In fact the village was largely inhabited by adherents of the Bektaşı sect, followers of Hacı Bektaş Veli, a 13th-century mystic who promoted a four-stage path to spiritual enlightenment. The number 12 is important to the Bektaşıs who believe, like the Iranians, in 12 imams, the last of whom has simply vanished. As a result the number 12 crops up with unusual regularity around the village – in, for example, the old laundry, which boasts a 12-sided stone table, and in the local museum where frescoes on the wall depict a dozen carnations.

During the week Yörükköyü slumbers in solitude. However, at the weekend a few small cafes open to serve gözleme and ayran to those visitors who can tear themselves away from Safranbolu.

The best way to appreciate the village is probably to stay at the Tarihi Yörük Pansiyon which has a wonderfully peaceful location, a marvellous garden and very few mod cons. Most of the rooms have normal free-standing beds, but in one it is possible to stay Ottoman style, which means sleeping on the sedir (bench seating) at night and then storing the bedding away in a niche during the day.

Around town

There's not a great deal to do in Yörükköyü, although several happy hours can be spent just wandering the streets and inspecting the magnificent old houses, many of them sporting a pair of antlers above their door to ward off the evil eye.
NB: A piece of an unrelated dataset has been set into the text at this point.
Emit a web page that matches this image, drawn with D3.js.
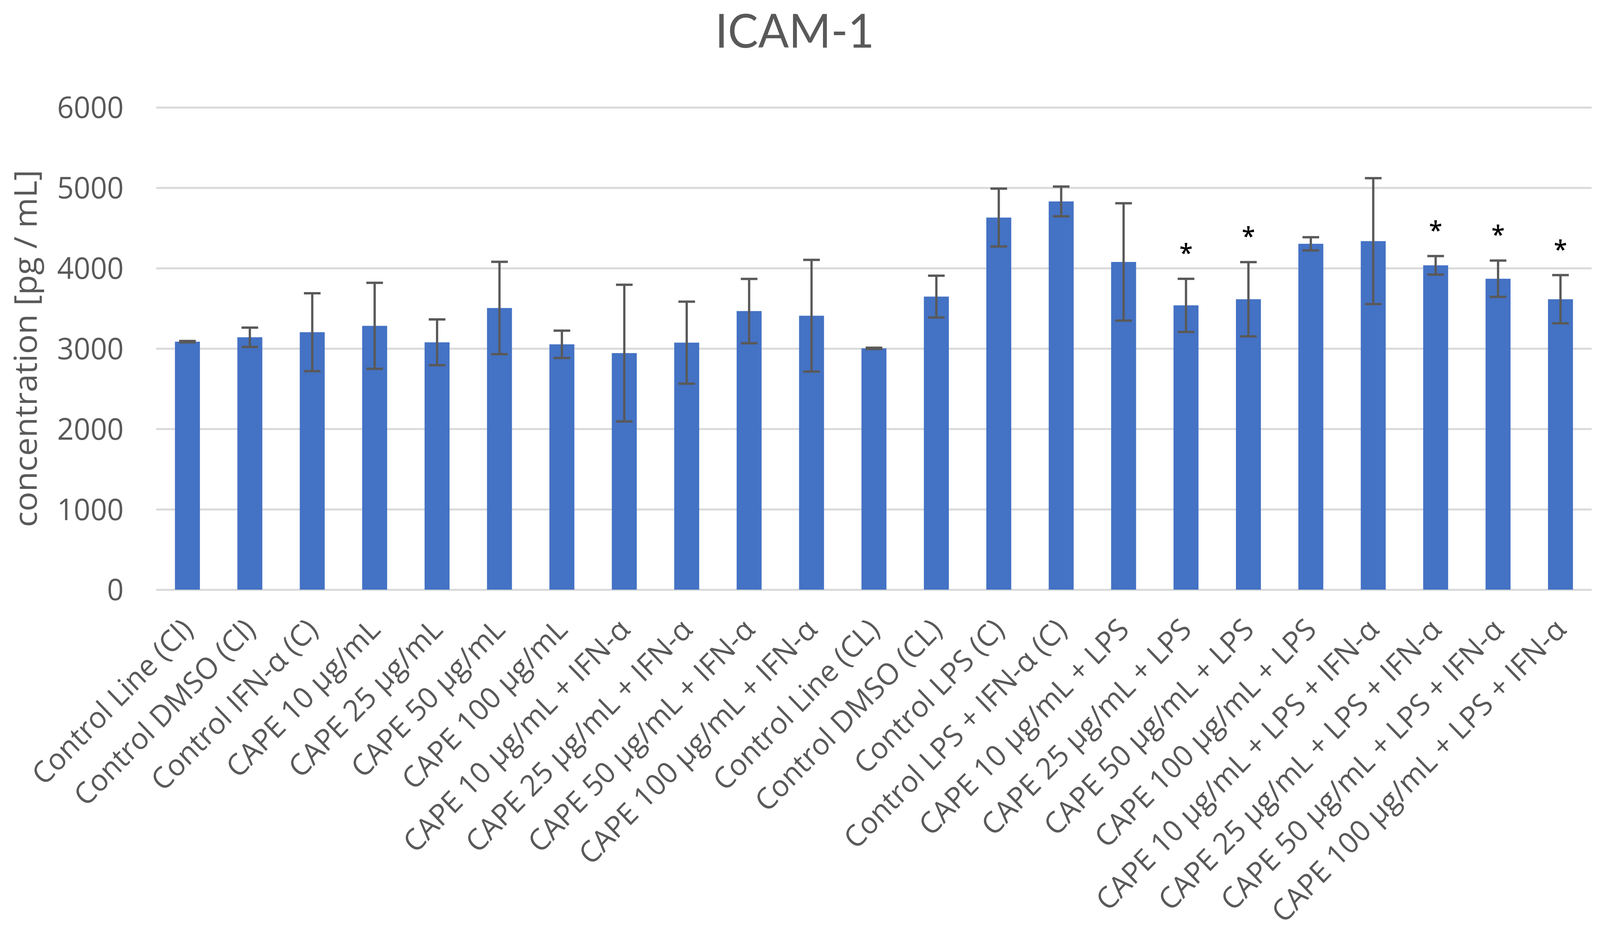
<!DOCTYPE html>
<html>
<head>
<meta charset="utf-8">
<script src="https://cdn.jsdelivr.net/npm/d3@7"></script>
<style>
  html, body { margin: 0; padding: 0; background: #ffffff; width: 100%; height: 100%; overflow: hidden; }
  svg { display: block; width: 100vw; height: 100vh; }
</style>
</head>
<body>
<script>
const categories = [
  "Control Line (Cl)", "Control DMSO (Cl)", "Control IFN-α (C)",
  "CAPE 10 µg/mL", "CAPE 25 µg/mL", "CAPE 50 µg/mL", "CAPE 100 µg/mL",
  "CAPE 10 µg/mL + IFN-α", "CAPE 25 µg/mL + IFN-α", "CAPE 50 µg/mL + IFN-α", "CAPE 100 µg/mL + IFN-α",
  "Control Line (CL)", "Control DMSO (CL)", "Control LPS (C)", "Control LPS + IFN-α (C)",
  "CAPE 10 µg/mL + LPS", "CAPE 25 µg/mL + LPS", "CAPE 50 µg/mL + LPS", "CAPE 100 µg/mL + LPS",
  "CAPE 10 µg/mL + LPS + IFN-α", "CAPE 25 µg/mL + LPS + IFN-α", "CAPE 50 µg/mL + LPS + IFN-α", "CAPE 100 µg/mL + LPS + IFN-α"
];
const values = [3085, 3140, 3203, 3282, 3077, 3504, 3052, 2943, 3073, 3466, 3408, 3002, 3646, 4629, 4830, 4077, 3537, 3613, 4303, 4336, 4035, 3868, 3613];
const errors = [8, 120, 485, 535, 285, 575, 170, 850, 510, 400, 695, 8, 260, 360, 185, 730, 330, 462, 82, 783, 115, 226, 300];
const significant = [false, false, false, false, false, false, false, false, false, false, false, false, false, false, false, false, true, true, false, false, true, true, true];
const yTicks = [0, 1000, 2000, 3000, 4000, 5000, 6000];
const titleText = "ICAM-1";
const yAxisTitle = "concentration [pg / mL]";

const W = 4230, H = 2397;
const margin = { left: 413, right: 22, top: 275, bottom: 887 };
const textColor = "#595959";
const font = "'Open Sans', 'Noto Sans', sans-serif";

const svg = d3.select("body").append("svg")
  .attr("viewBox", `0 0 ${W} ${H}`)
  .attr("preserveAspectRatio", "none");
svg.append("rect").attr("width", W).attr("height", H).attr("fill", "#ffffff");

const x = d3.scaleBand().domain(categories)
  .range([margin.left, W - margin.right])
  .paddingInner(0.6).paddingOuter(0.3);
const y = d3.scaleLinear().domain([0, 6000]).range([H - margin.bottom, margin.top]);

// gridlines + tick labels
const yAxis = d3.axisLeft(y).tickValues(yTicks).tickSize(-(W - margin.right - margin.left)).tickPadding(86).tickFormat(d3.format("d"));
const gy = svg.append("g").attr("transform", `translate(${margin.left},0)`).call(yAxis);
gy.select(".domain").remove();
gy.selectAll(".tick line").attr("stroke", "#d9d9d9").attr("stroke-width", 5);
gy.selectAll(".tick text")
  .attr("fill", textColor).attr("font-family", font).attr("font-size", 77)
  .attr("dy", "0.35em");

// bars
svg.append("g").selectAll("rect").data(categories).join("rect")
  .attr("x", d => x(d))
  .attr("width", x.bandwidth())
  .attr("y", (d, i) => y(values[i]))
  .attr("height", (d, i) => y(0) - y(values[i]))
  .attr("fill", "#4472c4");

// error bars
const eb = svg.append("g").attr("stroke", "#595959").attr("stroke-width", 6).attr("fill", "none");
const capHalf = 22;
categories.forEach((c, i) => {
  const cx = x(c) + x.bandwidth() / 2;
  const hi = y(values[i] + errors[i]), lo = y(values[i] - errors[i]);
  eb.append("line").attr("x1", cx).attr("x2", cx).attr("y1", hi).attr("y2", lo);
  eb.append("line").attr("x1", cx - capHalf).attr("x2", cx + capHalf).attr("y1", hi).attr("y2", hi);
  eb.append("line").attr("x1", cx - capHalf).attr("x2", cx + capHalf).attr("y1", lo).attr("y2", lo);
});

// significance stars
svg.append("g").selectAll("text").data(categories.filter((c, i) => significant[i])).join("text")
  .attr("x", c => x(c) + x.bandwidth() / 2)
  .attr("y", c => { const i = categories.indexOf(c); return y(values[i] + errors[i]) - 44; })
  .attr("text-anchor", "middle")
  .attr("font-family", font).attr("font-size", 64).attr("font-weight", 600).attr("fill", "#000000")
  .text("*");

// x labels
svg.append("g").selectAll("text").data(categories).join("text")
  .attr("transform", c => `translate(${x(c) + x.bandwidth() / 2},${y(0) + 88}) rotate(-45)`)
  .attr("text-anchor", "end")
  .attr("dy", "0.35em")
  .attr("font-family", font).attr("font-size", 76).attr("fill", textColor)
  .text(c => c);

// y axis title
svg.append("text")
  .attr("transform", `translate(97,${(y(0) + y(6000)) / 2}) rotate(-90)`)
  .attr("text-anchor", "middle")
  .attr("font-family", font).attr("font-size", 84).attr("fill", textColor)
  .text(yAxisTitle);

// chart title
svg.append("text")
  .attr("x", 2101).attr("y", 122)
  .attr("text-anchor", "middle")
  .attr("font-family", "Lato, 'Open Sans', sans-serif").attr("font-size", 120).attr("fill", textColor)
  .text(titleText);
</script>
</body>
</html>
Over and again you find yourself wondering about the wealth that made it possible to build so many fine mansions (some 140 are listed as historic monuments), but those villagers who can be found to talk to are adamant that the money was made from baking bread.

The one unmissable site is the Sipahioğlu Konağı Gezi Evi, the privately-owned local museum.

This mansion is so enormous that the tour has to be offered in two parts, by far the livelier of the two being offered by an apple-cheeked countrywoman who speaks not a word of English but doesn’t let that stand in the way of communicating with her guests. As you wander round the house you will be able to inspect the same sort of built-in wooden furnishings that are commonplace in Safranbolu: revolving cupboard doors, built-in mouse traps, purpose-designed wooden niches to accommodate all life’s necessities.

Here, however, you will also be treated to a sign-language explanation of how hot water running behind the walls acted as central heating, and of how the primitive toilets worked. Perhaps the highlight of the visit is just sitting in the little wooden lantern on the roof which would have been used as a smoking retreat-with-a-view by male members of the family. The fez-stand against the wall serves as a reminder of an item of headgear that was once ubiquitous but which Atatürk rendered as illegal as the Bektaşı dervishes.

Other than the museum, you might want to seek out the 500-year-old çamaşırhane (laundry) which is far larger than most such communal washing places and boasts arched hearths for heating the water and a stone table that is not completely level so that taller women could work at one end and shorter ones at the other. For better or worse, it was recently turned into an art gallery.
There is also a quaint little village mosque with fire-fighting implements arranged on the wall like a Damien Hirst masterpiece.

Tarihi Yörük Pansiyon. Tel: 0370-737 2153

Transport info

There is no public transport to Yörükköyü although you can take a dolmuş east from Safranbolu to Konarı and then walk 1km from the road junction.

Alternatively you can take a taxi all the way from Safranbolu (11km) – make sure you agree on waiting time before setting out.

On the way back to Safranbolu you can stop at the pretty Cevrikköprü restaurant to try out kuyu kebabı, the local lamb delicacy, which is baked in a pit and then served with big flaps of bread to soak up the grease.